Я немного подумала, а потом перезвонила маме:
— Мама, а тебе не кажется, что логичнее было поселить у меня девочку? — Задала я маме коварный вопрос.
— Подумала. — В голосе мама всё ещё слышался укор. — Подумала. Васёк — парень неплохой. Да что там неплохой — он ого-го какой парень. Такой тебе и нужен. И ты Васе нравишься. Пусть у тебя поживёт, приглядитесь друг к другу получше…

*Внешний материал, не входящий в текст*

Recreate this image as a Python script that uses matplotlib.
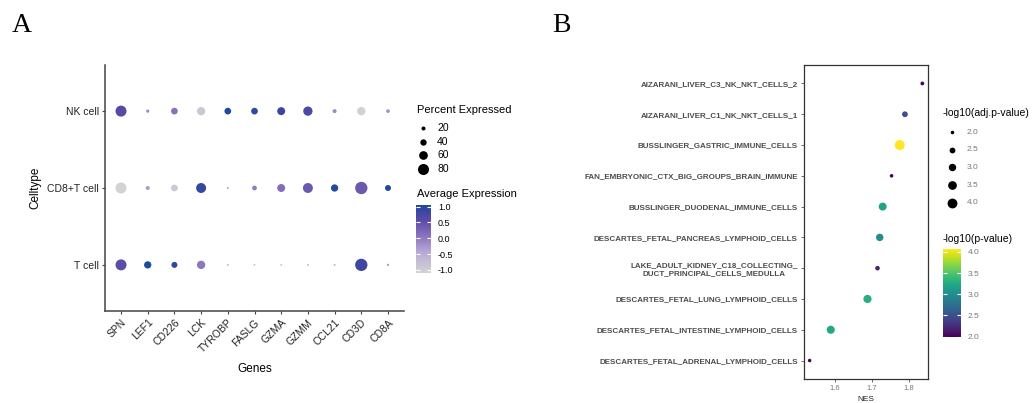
import numpy as np
import matplotlib
matplotlib.use('Agg')
import matplotlib.pyplot as plt
from matplotlib.colors import LinearSegmentedColormap, Normalize

plt.rcParams['font.family'] = ['Liberation Sans', 'DejaVu Sans']

# ---------------- Panel A data ----------------
genes = ['SPN', 'LEF1', 'CD226', 'LCK', 'TYROBP', 'FASLG', 'GZMA', 'GZMM', 'CCL21', 'CD3D', 'CD8A']
celltypes = ['T cell', 'CD8+T cell', 'NK cell']
pct_t = [80, 48, 37, 57, 2, 2, 2, 3, 3, 91, 5]
pct_cd8 = [80, 20, 43, 71, 1, 26, 54, 71, 48, 91, 37]
pct_nk = [80, 14, 43, 57, 43, 43, 54, 65, 20, 57, 17]
avg_t = [0.55, 1.05, 0.95, 0.05, -0.6, -0.8, -0.8, -0.7, -0.6, 0.8, -0.3]
avg_cd8 = [-1.1, -0.3, -0.9, 0.9, -0.2, 0.0, 0.15, 0.4, 1.0, 0.4, 1.05]
avg_nk = [0.6, -0.2, 0.1, -0.9, 1.05, 0.9, 0.85, 0.7, -0.15, -1.05, -0.2]
pct_breaks = [20, 40, 60, 80]
avg_ticks = [-1.0, -0.5, 0.0, 0.5, 1.0]

# ---------------- Panel B data ----------------
pathways = ['DESCARTES_FETAL_ADRENAL_LYMPHOID_CELLS',
            'DESCARTES_FETAL_INTESTINE_LYMPHOID_CELLS',
            'DESCARTES_FETAL_LUNG_LYMPHOID_CELLS',
            'LAKE_ADULT_KIDNEY_C18_COLLECTING_\nDUCT_PRINCIPAL_CELLS_MEDULLA',
            'DESCARTES_FETAL_PANCREAS_LYMPHOID_CELLS',
            'BUSSLINGER_DUODENAL_IMMUNE_CELLS',
            'FAN_EMBRYONIC_CTX_BIG_GROUPS_BRAIN_IMMUNE',
            'BUSSLINGER_GASTRIC_IMMUNE_CELLS',
            'AIZARANI_LIVER_C1_NK_NKT_CELLS_1',
            'AIZARANI_LIVER_C3_NK_NKT_CELLS_2']
nes = [1.532, 1.589, 1.688, 1.715, 1.721, 1.729, 1.753, 1.775, 1.789, 1.836]
neglogp = [1.99, 3.25, 3.3, 2.2, 3.0, 3.2, 2.0, 4.07, 2.5, 2.05]
nes_ticks = [1.6, 1.7, 1.8]
p_breaks = [2.0, 2.5, 3.0, 3.5, 4.0]

W, H, DPI = 1035, 403, 100
fig = plt.figure(figsize=(W / DPI, H / DPI), dpi=DPI)


def px_to_s(d):
    return (np.asarray(d, float) * 72.0 / DPI) ** 2


def pct_size(p):
    return px_to_s(1.67 + 0.117 * np.asarray(p, float))


cmap_a = LinearSegmentedColormap.from_list(
    'avg', [(0.0, '#D3D3D3'), (0.3, '#B9ABD5'), (0.55, '#8A72BC'),
            (0.78, '#5A4BA7'), (0.9, '#3E46A0'), (1.0, '#1E4B9F')])
norm_a = Normalize(vmin=-1.1, vmax=1.05)

axA = fig.add_axes([105 / W, 1 - 311 / H, 299 / W, 246 / H])
xs = np.arange(len(genes))
for i, (p, a) in enumerate([(pct_t, avg_t), (pct_cd8, avg_cd8), (pct_nk, avg_nk)]):
    axA.scatter(xs, np.full(len(genes), i), s=pct_size(p), c=a, cmap=cmap_a,
                norm=norm_a, linewidths=0, zorder=3)
axA.set_xlim(-0.6, len(genes) - 0.4)
axA.set_ylim(-0.6, len(celltypes) - 0.4)
axA.set_xticks(xs)
axA.set_xticklabels(genes, rotation=45, ha='right', rotation_mode='anchor',
                    fontsize=7.5, color='#222222')
axA.set_yticks(range(len(celltypes)))
axA.set_yticklabels(celltypes, fontsize=7.5, color='#222222')
for sp in ['top', 'right']:
    axA.spines[sp].set_visible(False)
for sp in ['left', 'bottom']:
    axA.spines[sp].set_color('#444444')
    axA.spines[sp].set_linewidth(1.1)
axA.tick_params(length=2.5, width=0.8, color='#444444', pad=2)
axA.set_xlabel('Genes', fontsize=8.5, labelpad=6)
axA.set_ylabel('Celltype', fontsize=8.5, labelpad=4)

# ---------------- Panel B ----------------
norm_b = Normalize(vmin=min(neglogp), vmax=max(neglogp))
vmin, vmax = min(neglogp), max(neglogp)


def p_size(v):
    v = np.asarray(v, float)
    d2 = 12.25 + (100 - 12.25) * (v - vmin) / (vmax - vmin)
    return px_to_s(np.sqrt(d2))


axB = fig.add_axes([804 / W, 1 - 379 / H, 124 / W, 314 / H])
ys = np.arange(len(pathways))
axB.scatter(nes, ys, s=p_size(neglogp), c=neglogp, cmap='viridis', norm=norm_b,
            linewidths=0, zorder=3)
axB.margins(x=0.05)
axB.set_ylim(-0.6, len(pathways) - 0.4)
axB.set_yticks(ys)
axB.set_yticklabels(pathways, fontsize=5.8, fontweight='bold', color='#4D4D4D',
                    multialignment='center')
axB.set_xticks(nes_ticks)
axB.set_xticklabels([f'{t:.1f}' for t in nes_ticks], fontsize=5.5, color='#777777')
axB.set_xlabel('NES', fontsize=6, labelpad=3, color='#222222')
for sp in axB.spines.values():
    sp.set_color('#333333')
    sp.set_linewidth(0.9)
axB.tick_params(length=2.5, width=0.6, color='#555555', pad=2)

# ---------------- Legends (overlay) ----------------
lg = fig.add_axes([0, 0, 1, 1], zorder=5)
lg.set_xlim(0, W)
lg.set_ylim(H, 0)
lg.axis('off')

# Panel A size legend
lg.text(417, 110, 'Percent Expressed', fontsize=8, va='center', ha='left')
for k, b in enumerate(pct_breaks):
    yy = 128 + k * 13.7
    lg.scatter([423], [yy], s=pct_size([b]), c='black', linewidths=0)
    lg.text(437, yy, str(b), fontsize=7.5, va='center', ha='left')
lg.text(417, 194, 'Average Expression', fontsize=8, va='center', ha='left')

caxA = fig.add_axes([416 / W, 1 - 273 / H, 15 / W, 68 / H])
cbA = fig.colorbar(plt.cm.ScalarMappable(norm=norm_a, cmap=cmap_a), cax=caxA)
cbA.outline.set_visible(False)
cbA.set_ticks(avg_ticks)
cbA.set_ticklabels([f'{t:.1f}' for t in avg_ticks])
caxA.tick_params(direction='in', length=3, width=0.8, color='white', left=True,
                 right=True, labelsize=6.5, pad=5)

# Panel B size legend
lg.text(943, 113, '-log10(adj.p-value)', fontsize=7.5, va='center', ha='left')
for k, b in enumerate(p_breaks):
    yy = 132 + k * 17.7
    lg.scatter([952], [yy], s=p_size([b]), c='black', linewidths=0)
    lg.text(967, yy, f'{b:.1f}', fontsize=6, va='center', ha='left', color='#777777')
lg.text(943, 239, '-log10(p-value)', fontsize=7.5, va='center', ha='left')

caxB = fig.add_axes([943 / W, 1 - 337 / H, 18 / W, 88 / H])
cbB = fig.colorbar(plt.cm.ScalarMappable(norm=norm_b, cmap='viridis'), cax=caxB)
cbB.outline.set_visible(False)
cbB.set_ticks(p_breaks)
cbB.set_ticklabels([f'{t:.1f}' for t in p_breaks])
caxB.tick_params(direction='in', length=3, width=0.8, color='white', left=True,
                 right=True, labelsize=6, pad=5, labelcolor='#777777')

# Panel letters
fig.text(12 / W, 1 - 25 / H, 'A', fontsize=20, family='Liberation Serif', va='center')
fig.text(552 / W, 1 - 25 / H, 'B', fontsize=20, family='Liberation Serif', va='center')

fig.savefig('out.png', dpi=DPI)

После этих слов я забыла о вежливости и заорала:
— Ну, во-первых, Васино „ого-го“ можешь оставить себе, у меня и поогогошнее есть, во-вторых, я не старый пидор, чтобы кидаться на тощих рахитов-алкоголиков, и в-третьих, я в рот ебала всю эту узбекскую пиздобратию, вместе с твоей тётей Таней! Никаких Васьков мне тут не нужно, ясно?!
— Ясно. — Тихо ответила мама, и положила трубку.
На минуту мне стало стыдно, а потом это прошло. Вот уж радость какая, блять. Васёк. Кургузов. Нравлюсь я ему. Не иначе, тётя Таня моей маме в уши поссала. Надо ж ей своих упырей пристроить в Москве. С тётей Таней мы разошлись во мнениях лет пять назад, когда в ответ на её реплику: „Ты неправильно воспитываешь своего сына, это тебе говорю я — мать четверых детей“, я ответила: „Мать четверых алкашей, дура ты ебанутая“. После чего тётя Таня стала изрыгать на меня всяческие проклятия, параллельно ставя мне в пример своих дочерей, одна из которых в этот момент пила шестнадцатую рюмку водки. Мне эти проклятия не понравились, и я побила мамину пионерскую подругу двумя крышками от кастрюль. Тётя Таня, помнится, опечалилась, пожелала мне скорейшей гибели от венерических болезней, получила от меня в ответ увесистый поджопник, и с тех пор мы с ней больше не виделись. Равно как и с членами её семьи. Воспоминания накатили на меня волной, я вдруг остро пожалела своего папу. Ведь папа мой ни в чём не виноват. А теперь ему предстоит минимум две недели (на меньший срок семейство Кургузовых никогда не приезжало) жить среди шести алкоголиков. Даже для папы это было многовато. Папа у меня один, и я, как его дочь, обязана позаботиться о сохранении его душевного равновесия.